2 thoughts on “Humbled

Add yours

  1. That is a good piece. I think that you are on the right track and, just like all of us, both hardships and happiness lie in your future.
    People want to say that a D/s or an M/s relationship is this, but not that. Many have their own personal models of what dominants and submissives are, and are not, what they do, and do not do. Many of them are fraught with tunnel vision.
    When one person desires to dominate another, who wishes to submit to him/her, and they work out an agreement between them to continue on that basis, how would that not be a BDSM relationship? Whatever works between two people is good, and what does not work is not good. The BDSM “experts” are people who have working D/s or M/s relationships. They are experts regarding what works for them. I like that you do not claim to be an expert. Most of those who do claim such are simply opinionated people who are articulate enough, or write well enough, to get others to pay attention to them. I had D/s and M/s relationships beginning a decade and a half before IBM marketed its first PC. It was 2½ decades before “BDSM” made its first appearance in a Usenet post, before I ever laughed at hearing it referred to as “the lifestyle,” and before I encountered a BDSM forum on the internet. I have had several M/s and D/s relationships since then.
    I claim no expert status. I do know that there is what is consensual, and what is not; what is safe, and what is not; what is responsible, and what is not; what is humane, and what is not; and especially what is caring, and what is not. All of those things are open to an individual’s personal interpretation. There is also what is legal and what is not. But there are no BDSM “rules” that are anything more than a collection of someone’s opinions.
    I enjoyed reading your first two posts, Helen, and look forward to more.

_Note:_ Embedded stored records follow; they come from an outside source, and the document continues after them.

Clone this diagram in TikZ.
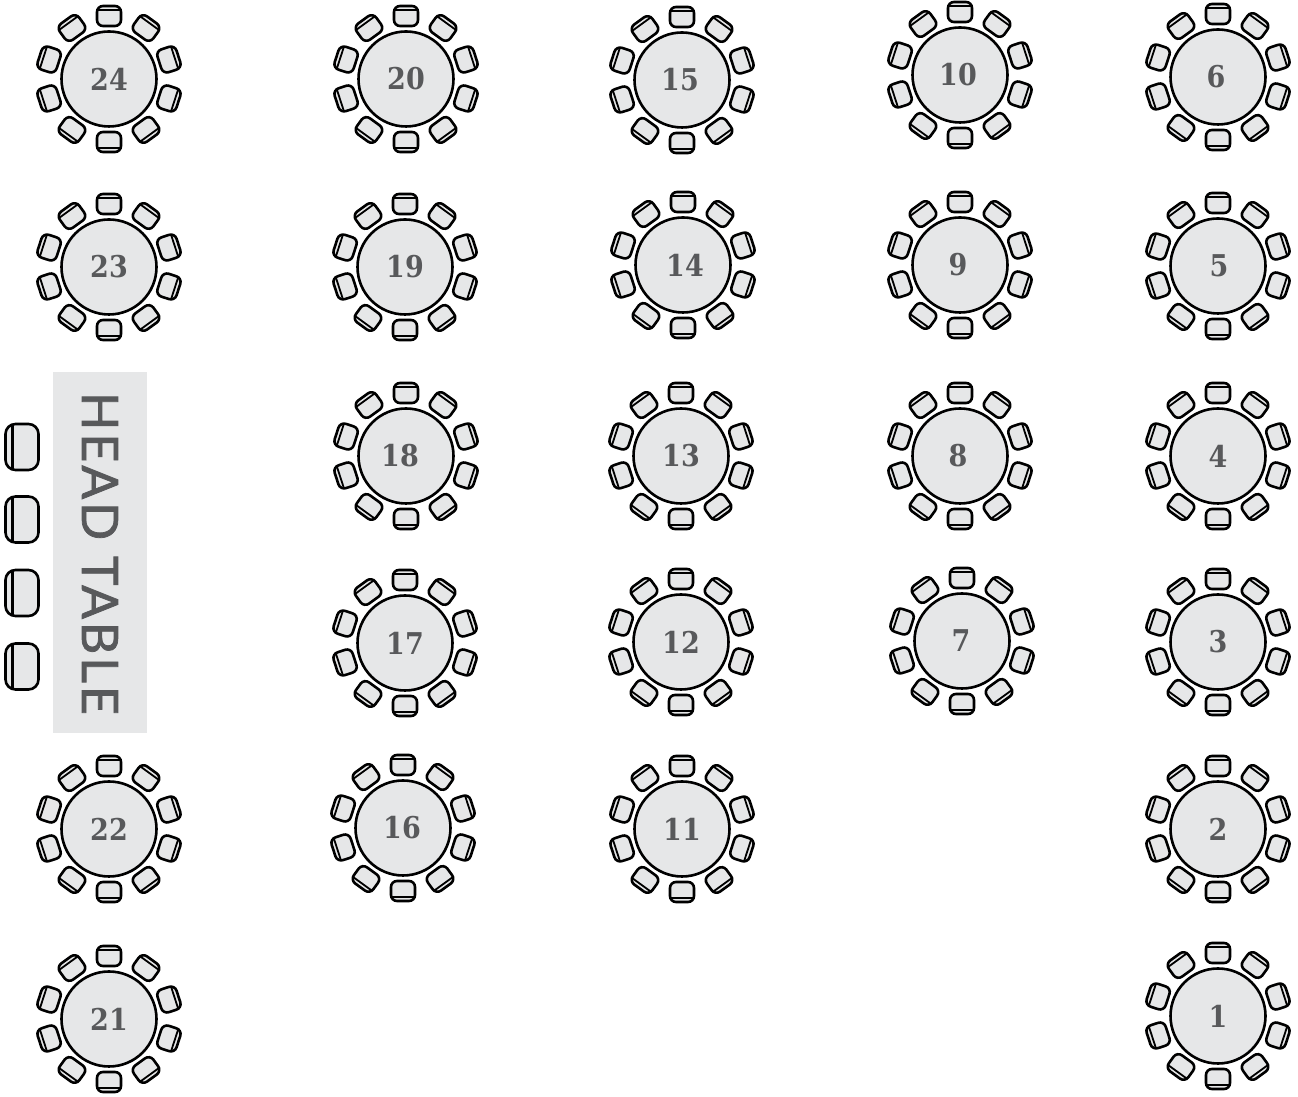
\documentclass[tikz,border=0pt]{standalone}
\usepackage{fontspec}
\newfontfamily\tablefont{DejaVu Serif Condensed}
\newfontfamily\headfont[LetterSpace=6,FakeBold=1.5]{Lato}
\usetikzlibrary{calc}
\definecolor{tafel}{RGB}{230,231,232}
\definecolor{tekst}{RGB}{88,89,91}
\tikzset{
  tbl/.style={draw, circle, fill=tafel, line width=2.6pt, minimum size=95pt, inner sep=0pt},
  tbllabel/.style={text=tekst, inner sep=0pt, font=\fontsize{30}{30}\tablefont\bfseries},
  seat/.style={draw, fill=tafel, line width=2.6pt, rounded corners=6pt},
  chair/.pic={
    \draw[seat] (-12,-10) rectangle (12,10);
    \draw[line width=1.8pt] (-11.5,6) -- (11.5,6);
  }
}
% one round table with its ten chairs
\newcommand{\roundtable}[4]{
  \foreach \a in {18,54,...,342}
    \pic[rotate=\a-90] at ($(#2,1097-#3)+(\a:63)$) {chair};
  \node[tbl] (t#1) at (#2,1097-#3) {};
  \node[tbllabel] (n#1) at (#4,1097-#3) {#1};
}
\begin{document}
\begin{tikzpicture}[x=1pt, y=1pt]
  \useasboundingbox (0,0) rectangle (1298,1097);

  % rows of tables, left to right
  \roundtable{24}{109}{79}{109}
  \roundtable{20}{406}{79}{406}
  \roundtable{15}{682}{80}{680}
  \roundtable{10}{960}{75}{958}
  \roundtable{6}{1218}{77}{1216}

  \roundtable{23}{109}{267}{109}
  \roundtable{19}{405}{267}{405}
  \roundtable{14}{683}{265}{685}
  \roundtable{9}{960}{265}{958}
  \roundtable{5}{1218}{266}{1219}

  \roundtable{18}{406}{456}{400}
  \roundtable{13}{681}{456}{681}
  \roundtable{8}{960}{456}{958}
  \roundtable{4}{1218}{456}{1218}

  \roundtable{17}{405}{643}{405}
  \roundtable{12}{681}{642}{681}
  \roundtable{7}{962}{641}{961}
  \roundtable{3}{1218}{642}{1218}

  \roundtable{22}{109}{829}{109}
  \roundtable{16}{403}{828}{402}
  \roundtable{11}{682}{829}{682}
  \roundtable{2}{1218}{829}{1218}

  \roundtable{21}{109}{1019}{109}
  \roundtable{1}{1218}{1016}{1218}

  % head table
  \node[fill=tafel, minimum width=94pt, minimum height=361pt, inner sep=0pt] (head) at (100,544.5) {};
  \node[rotate=-90, text=tekst, font=\fontsize{50}{50}\headfont] (headlabel) at (100,543.5) {HEAD TABLE};
  \foreach \y in {447,519.5,593,666.5}
    \draw[seat, rounded corners=10pt] (5.5,1097-\y-23) rectangle (38.5,1097-\y+23) (12.5,1097-\y-22) -- (12.5,1097-\y+22);
\end{tikzpicture}
\end{document}
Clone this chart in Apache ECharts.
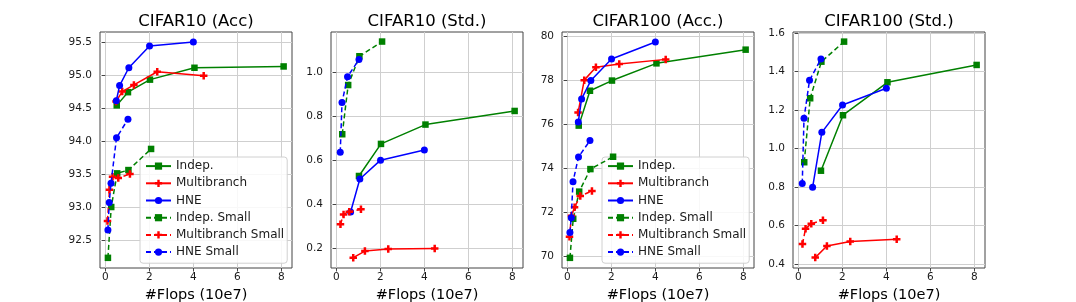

    1. Hi Silkenlash, and thankyou for your kind thoughts. You are indeed absolutely right and I find it fascinating how what works for one doesn’t work for the other, and vice versa. How can we possibly form a broad consensus when we all have different needs and desires? I think much of it comes down to qualities and what we seek in one another, much like it would be in the vanilla world. You are absolutely right on findind what works in each arrangement (the true wonders of communication) and I completely agree with you regarding experts too, and that’s why I get grumbly when I get called one. I can share my version of BDSM and the things I did to get there (as can you) and that may or may not inspire others, but much beyond that? I’ve heard “experts” use the dreaded “should” word to other Dominants as well, as though us submissives are carbon copies of one another. Talk like that, in my humble opinion, is extremely dangerous for both individuals and the relationships that they create. I wish you every happiness in your relationships, it sounds like you have a great approach to it all.